--- begin Supplied material ---

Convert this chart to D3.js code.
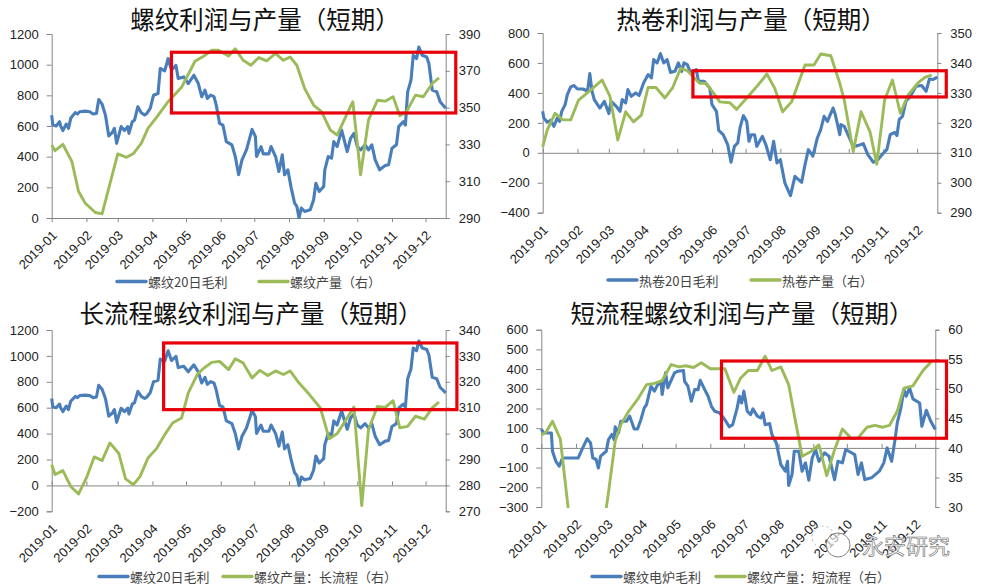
<!DOCTYPE html>
<html><head><meta charset="utf-8">
<script src="https://cdn.jsdelivr.net/npm/d3@7/dist/d3.min.js"></script>
<style>html,body{margin:0;padding:0;background:#fff;overflow:hidden}svg{display:block}</style>
</head><body><svg id="c" width="982" height="586"></svg>
<script>
// Series: x = days since 2019-01-01, y = values.
const monthLabels = ["2019-01","2019-02","2019-03","2019-04","2019-05","2019-06","2019-07","2019-08","2019-09","2019-10","2019-11","2019-12"];

const rebarProfitDays = [0,1,4,7,8,10,13,15,17,21,23,25,30,34,37,40,42,45,48,51,54,56,58,62,65,68,69,72,74,77,80,83,85,88,91,95,97,101,104,107,111,113,118,122,127,131,134,137,139,142,145,147,150,153,156,161,164,167,170,174,179,182,183,187,189,194,196,200,203,206,208,211,214,217,219,221,223,226,231,234,236,239,243,244,247,250,252,255,259,264,267,270,273,276,280,283,286,289,293,298,301,304,308,310,314,316,318,321,323,326,328,331,335,337,340,344,347,352];
const rebarProfit = [671,606,600,628,600,570,613,585,650,687,678,693,697,693,678,682,773,743,671,535,557,585,487,596,570,596,552,628,639,726,687,671,682,715,801,812,975,960,1040,964,996,910,920,877,931,877,791,834,780,801,791,736,617,606,498,477,401,282,379,444,578,531,401,466,418,418,466,401,303,412,282,314,195,97,76,0,65,43,54,119,227,173,206,314,401,390,498,466,574,433,520,552,466,444,477,444,477,379,314,342,347,455,477,596,628,606,823,899,1061,1040,1115,1061,1050,1007,834,823,758,715];

const rebarOutputDays = [0,3,10,18,24,30,39,45,59,67,73,80,86,94,104,116,128,136,143,149,158,164,171,178,185,192,200,207,213,219,226,234,241,249,255,262,269,276,283,291,298,305,311,317,325,332,340,346];
const rebarOutput = [329.7,326.6,330,320.7,304.4,298,293,292.2,324.8,323,325,330.6,338.7,345,353.2,361,375.2,378,381.2,381.2,378,382,375.7,373,377.2,375.4,379.4,375.7,377.5,373,360.4,351.4,347.8,337.8,335.1,344.2,353.2,313.5,343.2,354,353.5,355.9,345.6,347.8,356.8,355.9,363.1,366.2];

const coilProfitDays = [0,1,4,7,10,13,15,17,20,22,25,28,31,36,40,42,44,46,51,55,59,61,65,69,71,74,76,79,83,86,90,94,97,99,102,105,108,111,114,118,121,124,126,129,132,137,139,144,149,151,155,157,161,165,168,171,174,176,179,182,184,186,189,191,196,199,203,206,209,212,216,221,225,231,234,237,241,245,248,251,254,259,261,265,266,269,277,281,286,290,295,299,304,307,310,314,316,318,321,324,328,333,338,342,345,348,352];
const coilProfit = [277,233,204,217,177,233,210,277,322,388,440,449,426,426,411,529,411,355,299,344,262,344,315,277,355,333,422,377,400,382,466,522,500,622,600,662,600,622,537,544,600,544,600,589,533,555,477,477,433,322,277,150,121,55,-63,43,66,166,248,210,77,121,121,43,110,55,-46,77,-68,-46,-201,-286,-157,-197,-79,21,-23,99,155,244,210,299,255,121,188,177,43,48,61,-12,-63,-46,-1,21,121,137,115,221,244,344,377,444,449,411,493,489,506];

const coilOutputDays = [0,4,11,18,25,32,43,53,60,67,74,81,88,94,101,109,116,123,129,140,146,158,167,173,183,192,200,207,214,222,234,242,248,257,265,269,277,284,292,298,305,312,319,326,335,341,347];
const coilOutput = [312,317.6,323.2,321,321,327.6,331,334.3,328.8,314.3,323.7,320.3,322.6,331.8,331.8,328.3,331.8,338.2,337.4,333.2,333.2,327,326.7,324.5,328.7,332.6,336.3,331.5,323.7,327,339.3,339.3,343,342.4,333.2,327.6,310.4,323.7,317,306.2,327.6,334.3,323.2,329.3,333.4,335.2,335.9];

const longOutputDays = [0,3,10,17,24,31,38,45,52,60,66,73,79,86,94,101,108,116,122,130,136,143,150,158,164,171,179,186,193,200,207,213,221,229,240,248,255,262,270,277,283,291,298,305,311,318,325,333,340,346];
const longOutput = [288,284.2,285.7,279.6,276.7,282.9,291,289.6,296.4,292.3,282.5,280.3,283.5,290.6,294.4,299.6,304.1,306,315.7,322.8,325.3,327.5,327.9,324.7,328.9,327.3,321.5,324.4,322.4,324.2,322.8,324.2,319.5,315.7,309.9,298,300,304.7,310.3,272.2,301.5,310.5,310.1,312.7,302.2,302.8,306.7,305.6,309.9,312.2];

const furnaceProfitDays = [0,2,9,10,13,16,19,33,37,41,44,46,49,51,53,58,60,63,65,66,69,71,76,79,83,86,89,92,94,98,101,104,107,108,111,113,119,122,127,128,131,134,137,140,142,146,149,152,155,159,163,168,171,175,177,179,181,184,187,189,193,196,198,200,204,206,210,214,218,220,221,224,226,230,233,236,239,242,245,248,253,257,262,265,269,272,280,283,286,289,295,302,306,309,313,316,318,321,324,326,329,332,338,340,344,348,352];
const furnaceProfit = [96,76,76,-17,-68,-93,-51,-51,0,47,25,-51,-59,-102,-42,-17,42,68,42,107,76,135,135,161,96,96,144,203,220,313,288,321,330,271,381,305,381,389,393,338,313,237,296,296,343,296,262,211,186,178,152,107,118,203,262,228,288,186,169,198,161,152,178,118,124,68,25,-85,-118,-68,-191,-135,-17,-17,-118,-76,-164,-51,-8,-68,-25,-42,-161,-68,-76,-8,-34,-135,-76,-161,-152,-118,-76,0,-68,42,127,195,296,262,305,249,228,110,191,135,93];

const shortOutputDays = [0,4,10,17,24,41,58,60,66,71,78,86,94,101,108,116,123,129,136,143,151,164,172,178,185,193,200,206,214,221,228,233,241,248,255,262,269,277,283,291,298,305,311,318,324,332,341,348];
const shortOutput = [42.2,42.6,44.5,41.5,29.8,20,29.8,32.4,41.1,43.9,46.2,48.2,50.7,50.9,51.4,54.1,53.7,53.9,53.6,54.4,53.4,53.4,49.4,51.8,53.1,53.1,55.5,53.1,53.7,50.7,43.6,38.6,39.4,40.5,35.3,39.7,43.2,41.6,41.7,43.5,43.8,43.5,43.8,46.2,50.1,50.5,53.1,54.5];

const ticksLeft1 = [0,200,400,600,800,1000,1200];
const ticksRight1 = [290,310,330,350,370,390];
const ticksLeft2 = [-400,-200,0,200,400,600,800];
const ticksRight2 = [290,300,310,320,330,340,350];
const ticksLeft3 = [-200,0,200,400,600,800,1000,1200];
const ticksRight3 = [270,280,290,300,310,320,330,340];
const ticksLeft4 = [-300,-200,-100,0,100,200,300,400,500,600];
const ticksRight4 = [30,35,40,45,50,55,60];

// Highlight boxes: [first day, last day, upper left-axis value, lower left-axis value]
const box1 = [107,361,1081,685];
const box2 = [134.3,360,548,373];
const box3 = [100.7,362.6,1100,585];
const box4 = [161.2,362.2,441,49];

const BLUE="#4a7ebb", GREEN="#9bbb59", RED="#e8000a", AXIS="#868686", TXT="#222";
const CJK='"Noto Sans CJK SC","Noto Sans",sans-serif';
const NUM='"Liberation Sans",Arial,sans-serif';
const t0 = new Date(2019,0,1);
const toDate = d => new Date(2019,0,1+d);
const monthDates = monthLabels.map((_,i)=>new Date(2019,i,1));
const svg = d3.select("#c");

function chart(o, idx){
  const {l,r,t,b} = o;
  const x = d3.scaleTime().domain([t0,toDate(352)]).range([l,r]);
  const yL = d3.scaleLinear().domain(d3.extent(o.leftTicks)).range([b,t]);
  const yR = d3.scaleLinear().domain(d3.extent(o.rightTicks)).range([b,t]);
  const g = svg.append("g");
  const clipId="clip"+idx;
  svg.append("clipPath").attr("id",clipId).append("rect").attr("x",l-2).attr("y",t-2).attr("width",r-l+4).attr("height",b-t+3);

  g.append("text").attr("x",o.titleX).attr("y",o.titleY).attr("text-anchor","middle").attr("dominant-baseline","central")
    .attr("font-family",CJK).attr("font-size",24.5).attr("fill","#111").text(o.title);

  const style = s => { s.attr("font-family",NUM).attr("font-size",13).attr("color",AXIS);
    s.selectAll("text").attr("fill",TXT); s.selectAll("path,line").attr("stroke",AXIS).attr("stroke-width",1); };

  g.append("g").attr("transform",`translate(${l},0)`).call(d3.axisLeft(yL).tickValues(o.leftTicks).tickFormat(d3.format("d")).tickSize(5).tickPadding(8).tickSizeOuter(5)).call(style);
  g.append("g").attr("transform",`translate(${r},0)`).call(d3.axisRight(yR).tickValues(o.rightTicks).tickFormat(d3.format("d")).tickSize(4).tickPadding(9).tickSizeOuter(4)).call(style);

  const zeroAtBottom = yL(0)===b;
  const ax = zeroAtBottom ? d3.axisBottom(x) : d3.axisTop(x);
  g.append("g").attr("transform",`translate(0,${yL(0)})`).call(ax.tickValues(monthDates).tickSize(4).tickSizeOuter(0).tickFormat(()=>"")).call(style);

  g.selectAll(null).data(monthDates).join("text")
    .attr("transform",(d)=>`translate(${x(d)+3},${b+15}) rotate(-45)`)
    .attr("text-anchor","end").attr("dominant-baseline","central")
    .attr("font-family",NUM).attr("font-size",13).attr("fill",TXT)
    .text((d,i)=>monthLabels[i]);

  const path = (days,vals,scale)=>d3.line().x(i=>x(toDate(days[i]))).y(i=>scale(vals[i]))(d3.range(days.length));
  g.append("path").attr("d",path(o.blueDays,o.blue,yL)).attr("fill","none").attr("stroke",BLUE).attr("stroke-width",3.1).attr("stroke-linejoin","round").attr("clip-path",`url(#${clipId})`);
  g.append("path").attr("d",path(o.greenDays,o.green,yR)).attr("fill","none").attr("stroke",GREEN).attr("stroke-width",2.9).attr("stroke-linejoin","round").attr("clip-path",`url(#${clipId})`);

  g.append("rect").attr("x",x(toDate(o.box[0]))).attr("width",x(toDate(o.box[1]))-x(toDate(o.box[0])))
    .attr("y",yL(o.box[2])).attr("height",yL(o.box[3])-yL(o.box[2]))
    .attr("fill","none").attr("stroke",RED).attr("stroke-width",3.2);

  const leg = [[o.legA,o.nameA,BLUE],[o.legB,o.nameB,GREEN]];
  leg.forEach(([lx,name,c])=>{
    g.append("line").attr("x1",lx).attr("x2",lx+29).attr("y1",o.legY).attr("y2",o.legY).attr("stroke",c).attr("stroke-width",3.4).attr("stroke-linecap","round");
    g.append("text").attr("x",lx+31).attr("y",o.legY).attr("dominant-baseline","central").attr("font-family",CJK).attr("font-size",13).attr("fill","#444").text(name);
  });
}

chart({title:"螺纹利润与产量（短期）",titleX:265,titleY:18,l:51.7,r:445.7,t:34,b:218,leftTicks:ticksLeft1,rightTicks:ticksRight1,
  blueDays:rebarProfitDays,blue:rebarProfit,greenDays:rebarOutputDays,green:rebarOutput,box:box1,
  nameA:"螺纹20日毛利",nameB:"螺纹产量（右）",legA:117,legB:259,legY:281.5},1);
chart({title:"热卷利润与产量（短期）",titleX:751,titleY:18,l:542.7,r:937.3,t:33,b:212.7,leftTicks:ticksLeft2,rightTicks:ticksRight2,
  blueDays:coilProfitDays,blue:coilProfit,greenDays:coilOutputDays,green:coilOutput,box:box2,
  nameA:"热卷20日毛利",nameB:"热卷产量（右）",legA:608,legB:751,legY:280},2);
chart({title:"长流程螺纹利润与产量（短期）",titleX:251,titleY:312,l:51.7,r:445.7,t:330,b:511.3,leftTicks:ticksLeft3,rightTicks:ticksRight3,
  blueDays:rebarProfitDays,blue:rebarProfit,greenDays:longOutputDays,green:longOutput,box:box3,
  nameA:"螺纹20日毛利",nameB:"螺纹产量：长流程（右）",legA:99,legB:223,legY:576.5},3);
chart({title:"短流程螺纹利润与产量（短期）",titleX:742,titleY:312,l:541.3,r:935.3,t:329.7,b:507,leftTicks:ticksLeft4,rightTicks:ticksRight4,
  blueDays:furnaceProfitDays,blue:furnaceProfit,greenDays:shortOutputDays,green:shortOutput,box:box4,
  nameA:"螺纹电炉毛利",nameB:"螺纹产量：短流程（右）",legA:592,legB:716,legY:576.5},4);

// Watermark
const wm = svg.append("g");
wm.append("circle").attr("cx",823).attr("cy",537).attr("r",11).attr("fill","none").attr("stroke","#999").attr("stroke-width",0.8).attr("stroke-dasharray","2 3");
wm.append("circle").attr("cx",838).attr("cy",545).attr("r",12).attr("fill","#fff").attr("fill-opacity",0.6).attr("stroke","#777").attr("stroke-width",0.9);
wm.append("text").attr("x",862).attr("y",544).attr("dominant-baseline","central").attr("font-family",CJK).attr("font-size",22)
  .attr("fill","#fff").attr("fill-opacity",0.85).attr("stroke","#666").attr("stroke-width",0.6).text("永安研究");
</script></body></html>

--- end Supplied material ---

Scan the material above. Copy each line that holds the word "chart".

• _Solution for this problem_
Convert this chart to D3.js code.
function chart(o, idx){
chart({title:"螺纹利润与产量（短期）",titleX:265,titleY:18,l:51.7,r:445.7,t:34,b:218,leftTicks:ticksLeft1,rightTicks:ticksRight1,
chart({title:"热卷利润与产量（短期）",titleX:751,titleY:18,l:542.7,r:937.3,t:33,b:212.7,leftTicks:ticksLeft2,rightTicks:ticksRight2,
chart({title:"长流程螺纹利润与产量（短期）",titleX:251,titleY:312,l:51.7,r:445.7,t:330,b:511.3,leftTicks:ticksLeft3,rightTicks:ticksRight3,
chart({title:"短流程螺纹利润与产量（短期）",titleX:742,titleY:312,l:541.3,r:935.3,t:329.7,b:507,leftTicks:ticksLeft4,rightTicks:ticksRight4,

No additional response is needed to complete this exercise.